Extrait
chapitre
numéro
0

Japa

extraits choisis et trad. de l'anglais par Laurence E. Fritsch
Paris : Ed. La Table ronde, 1995

JAPA

Japa : La récitation verbale, murmurée ou mentale, du mantra ou du nom de Dieu.

Les enfants en bas-âge préfèrent jouer plutôt que d'apprendre à lire et à écrire.
Il faut leur donner le goût d'apprendre.
De la même façon, c'est de force qu'il faut répéter le Nom. Une pratique constante est nécessaire.

Lorsque la poussière se dépose sur un vase, il faut le dépoussiérer et le polir pour qu'il brille. Le frotter une seule fois ne suffira pas à le rendre propre. Pour enflammer une allumette, il faut la frotter : impossible de savoir à quel instant le feu jaillira. Il en va de même de la répétition du Nom. C'est une pratique assidue qui est le gage du succès. Epousez le yoga de la pratique.

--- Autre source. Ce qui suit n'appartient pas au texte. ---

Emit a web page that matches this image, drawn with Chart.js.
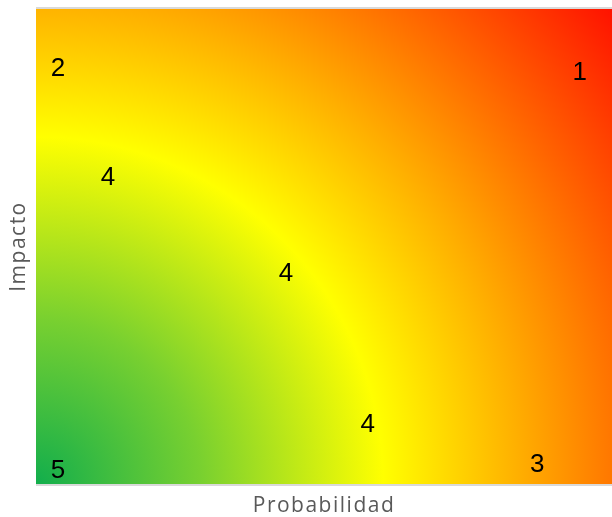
<!DOCTYPE html>
<html>
<head>
<meta charset="utf-8">
<script src="https://cdn.jsdelivr.net/npm/chart.js@4/dist/chart.umd.min.js"></script>
<style>
  html, body { margin: 0; padding: 0; background: #ffffff; }
  #wrap { width: 612px; height: 517px; }
</style>
</head>
<body>
<div id="wrap"><canvas id="c" width="612" height="517"></canvas></div>
<script>
// Risk positions on the probability / impact plane (0–10 scale)
const probabilidad = [0.38, 9.44, 1.25, 4.34, 5.76, 0.38, 8.70];
const impacto      = [8.74, 8.66, 6.45, 4.43, 1.24, 0.27, 0.40];
const etiquetas    = ['2', '1', '4', '4', '4', '5', '3'];

const xTitle = 'Probabilidad';
const yTitle = 'Impacto';

// Heat-map background: radial gradient from the low-risk corner (bottom-left)
const heatBackground = {
  id: 'heatBackground',
  beforeDraw(chart) {
    const { ctx, chartArea: a } = chart;
    const r = Math.hypot(a.right - a.left, a.bottom - a.top);
    const g = ctx.createRadialGradient(a.left, a.bottom, 0, a.left, a.bottom, r);
    g.addColorStop(0.00, 'rgb(18,174,76)');
    g.addColorStop(0.22, 'rgb(120,208,48)');
    g.addColorStop(0.465, 'rgb(255,255,0)');
    g.addColorStop(0.64, 'rgb(255,178,0)');
    g.addColorStop(0.77, 'rgb(255,120,0)');
    g.addColorStop(1.00, 'rgb(255,18,0)');
    ctx.save();
    ctx.fillStyle = g;
    ctx.fillRect(a.left, a.top, a.right - a.left, a.bottom - a.top);
    ctx.strokeStyle = '#d9d9d9';
    ctx.lineWidth = 2;
    ctx.beginPath();
    ctx.moveTo(a.left, a.top - 1);
    ctx.lineTo(a.right, a.top - 1);
    ctx.moveTo(a.left, a.bottom + 1);
    ctx.lineTo(a.right, a.bottom + 1);
    ctx.stroke();
    ctx.restore();
    // spaced lettering for the axis titles
    ctx.letterSpacing = '1.5px';
  },
  afterDraw(chart) {
    chart.ctx.letterSpacing = '0px';
  }
};

// Rank numbers written at each point
const pointLabels = {
  id: 'pointLabels',
  afterDatasetsDraw(chart) {
    const { ctx } = chart;
    const meta = chart.getDatasetMeta(0);
    ctx.save();
    ctx.letterSpacing = '0px';
    ctx.fillStyle = '#000000';
    ctx.font = '26px "Liberation Sans", Arial, sans-serif';
    ctx.textAlign = 'center';
    ctx.textBaseline = 'middle';
    meta.data.forEach((pt, i) => {
      ctx.fillText(etiquetas[i], pt.x, pt.y);
    });
    ctx.restore();
  }
};

new Chart(document.getElementById('c'), {
  type: 'scatter',
  data: {
    datasets: [{
      data: probabilidad.map((x, i) => ({ x, y: impacto[i] })),
      pointRadius: 0,
      pointHoverRadius: 0
    }]
  },
  options: {
    responsive: false,
    animation: false,
    layout: { padding: { top: 9, right: 0, left: 0, bottom: 0 } },
    plugins: { legend: { display: false }, tooltip: { enabled: false } },
    scales: {
      x: {
        min: 0, max: 10,
        grid: { display: false },
        border: { display: false },
        ticks: { display: false },
        title: {
          display: true, text: xTitle, color: '#595959',
          font: { family: '"Open Sans", sans-serif', size: 21 },
          padding: { top: 0, bottom: -2 }
        },
        afterFit(scale) { scale.height = 33; }
      },
      y: {
        min: 0, max: 10,
        grid: { display: false },
        border: { display: false },
        ticks: { display: false },
        title: {
          display: true, text: yTitle, color: '#595959',
          font: { family: '"Open Sans", sans-serif', size: 21 },
          padding: { top: 6, bottom: 0 }
        },
        afterFit(scale) { scale.width = 36; }
      }
    }
  },
  plugins: [heatBackground, pointLabels]
});
</script>
</body>
</html>
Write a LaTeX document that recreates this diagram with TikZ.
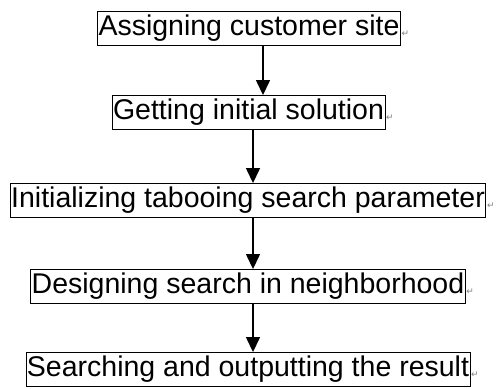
\documentclass[tikz,border=0pt]{standalone}
\usepackage{fontspec}
\setmainfont{Liberation Sans}
\newfontfamily\retfont{DejaVu Sans}
\usetikzlibrary{arrows.meta}

\tikzset{
	stage/.style={draw,line width=0.9pt,inner xsep=1pt,inner ysep=0pt,minimum height=34pt,font=\fontsize{28.5}{30}\selectfont},
	flow/.style={line width=1.4pt,-{Triangle[width=14pt,length=15pt]}},
	retmark/.style={anchor=west,inner sep=0.5pt,text=gray,font=\retfont\fontsize{9}{9}\selectfont}
}

\begin{document}
\begin{tikzpicture}[x=1pt,y=-1pt]
	\useasboundingbox (0,0) rectangle (497,388);
	% stages
	\node[stage] (b1) at (249,28.5) {Assigning customer site};
	\node[stage] (b2) at (248.5,112.5) {Getting initial solution};
	\node[stage] (b3) at (248,200.5) {Initializing tabooing search parameter};
	\node[stage] (b4) at (248,286.5) {Designing search in neighborhood};
	\node[stage] (b5) at (248,369.5) {Searching and outputting the result};
	% return marks
	\foreach \b in {b1,b2,b3,b4,b5}
		\node[retmark] (r\b) at ([yshift=12pt]\b.south east) {↵};
	% arrows
	\draw[flow] ([xshift=14pt]b1.south) -- ([xshift=14pt]b1.south |- b2.north);
	\draw[flow] ([xshift=4.5pt]b2.south) -- ([xshift=4.5pt]b2.south |- b3.north);
	\draw[flow] ([xshift=5pt]b3.south) -- ([xshift=5pt]b3.south |- b4.north);
	\draw[flow] ([xshift=5pt]b4.south) -- ([xshift=5pt]b4.south |- b5.north);
\end{tikzpicture}
\end{document}
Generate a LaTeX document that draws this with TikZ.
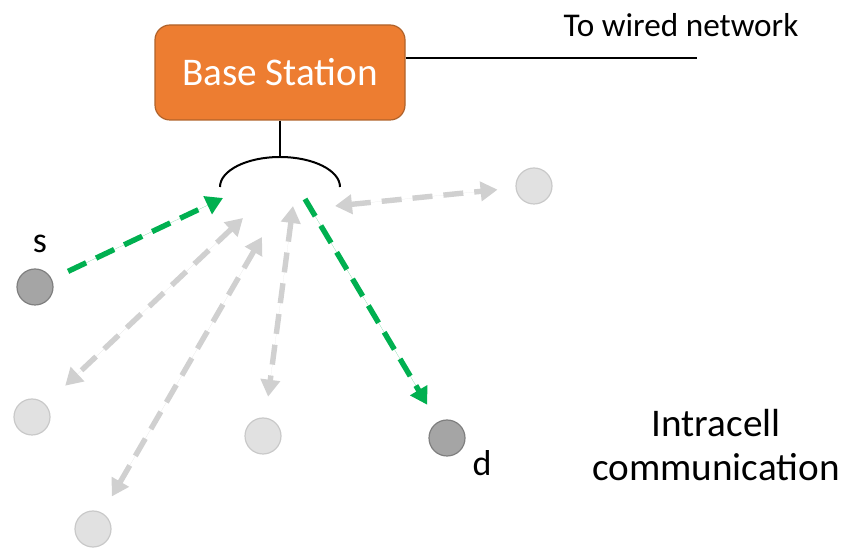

La conscience que vous avez de votre incapacité à vous concentrer sur le Nom de Dieu est aussi Sa grâce.
Même s'il ne vous intéresse pas, prenez son Nom comme une médecine. Voilà qui aura également un excellent résultat. Vous allez faire des progrès. Car le Nom de Dieu n'est pas comme ces médecines d'ici-bas qui agissent parfois et parfois non.
Le Nom de Dieu porte toujours des fruits. C'est la raison pour laquelle on le répète.
Sinon allez à l'hôpital, prenez la médecine prescrite par le médecin, surveillez votre régime et vous guérirez. Vous pouvez encore prendre la médecine et faire le régime à la maison.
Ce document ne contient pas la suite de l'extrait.